La multiplication des livres

Nous laissons aux lecteurs et lectrices le soin de décider s’il est vraiment possible d’apprendre un art martial dans les pages du maître. On pourra le faire à travers un panel désormais beaucoup plus étendu : depuis le décès de Johnson dans les années 1980, c’est l’écrivain John Little que Linda Lee Campbell a chargé d’ordonner et de publier carnets, feuilles volantes et devoirs de philo du petit dragon. En français, Budo éditions propose pas moins de dix-neuf ouvrages signés Bruce Lee au moment où nous parlons !

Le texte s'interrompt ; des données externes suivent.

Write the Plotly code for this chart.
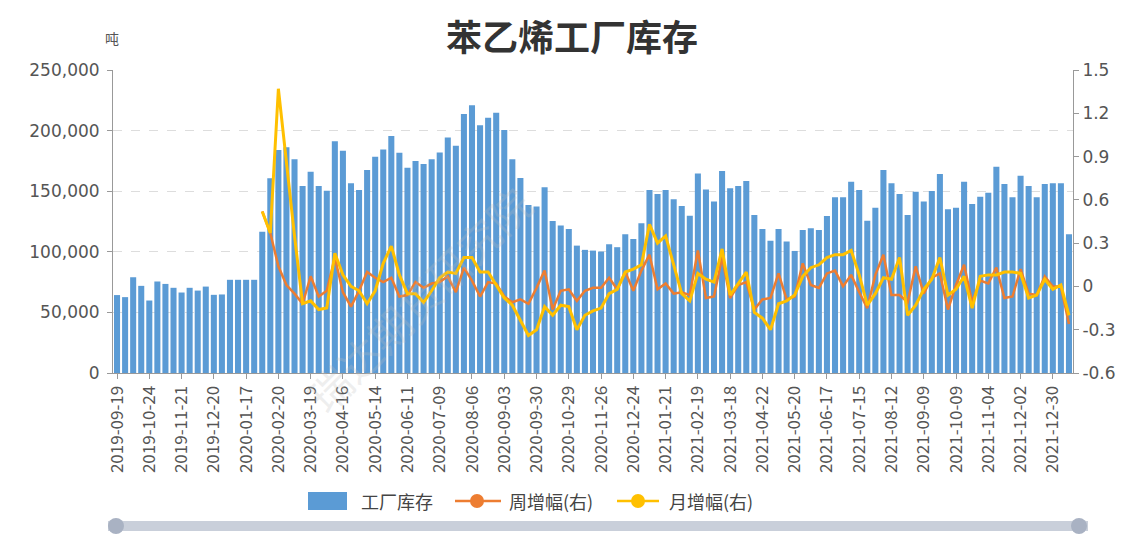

On trouvera, au catalogue de la Bml, des ouvrages tels que Pensées percutantes ou La sagesse du combattant philosophe, où on croisera tant Lao Tseu que Descartes, La fureur de vivre : réflexions sur mon processus d’évolution qui donne assez largement la parole au Bruce Lee poète (si si) ou Ma méthode de combat (avec Mitoshi Uyehana), riche en photos, où notre homme livre ce qui ressemble le plus à ce qu’on attend d’une méthode d’arts martiaux, sans toutefois s’interdire de pousser la lyre :

Comme lire entre les lignes

Et délier les couleurs,

Marcher sans crainte des sentiers perdus,

Naviguer sur la mer,

Comme on se fait de la bête étrangère

Une amie,

Le Combat s’apprivoise

Et nous lie.

[…]

En apprentis-sorciers d’orages mécaniques,

De faisceaux d’énergie en éclats sonores,

Défions-nous du regard

D’édifier tous ensemble

Cet étrange domaine

De courbes, de spirales

Et d’envolées soudaines

Où l’on se sent si bien.

Restons face à face

Sans un bruit

Et laissons le Combat nous unir,

Laissons-le prisonnier de nos bras

Comme d’un cercle alchimique

Pour qu’il nous guide au coeur,

Où nous avons voulu

Être Libre.

(Traduction : Valérie Melin, Emmanuel Charlot et Thierry Plée)

On peut trouver l’inspiration clinquante. On peut trouver à ces perles de sagesse une tonalité “développement personnel”, l’intéressé n’y aurait sans doute rien trouvé à redire. Reste que ces ouvrages, tout posthumes qu’ils soient, font revivre le bouillonnement d’un esprit hyperactif, curieux, avide de savoir, d’un enthousiasme à tout épreuve.

Et qui a su transmettre cet enthousiasme à des millions de personnes.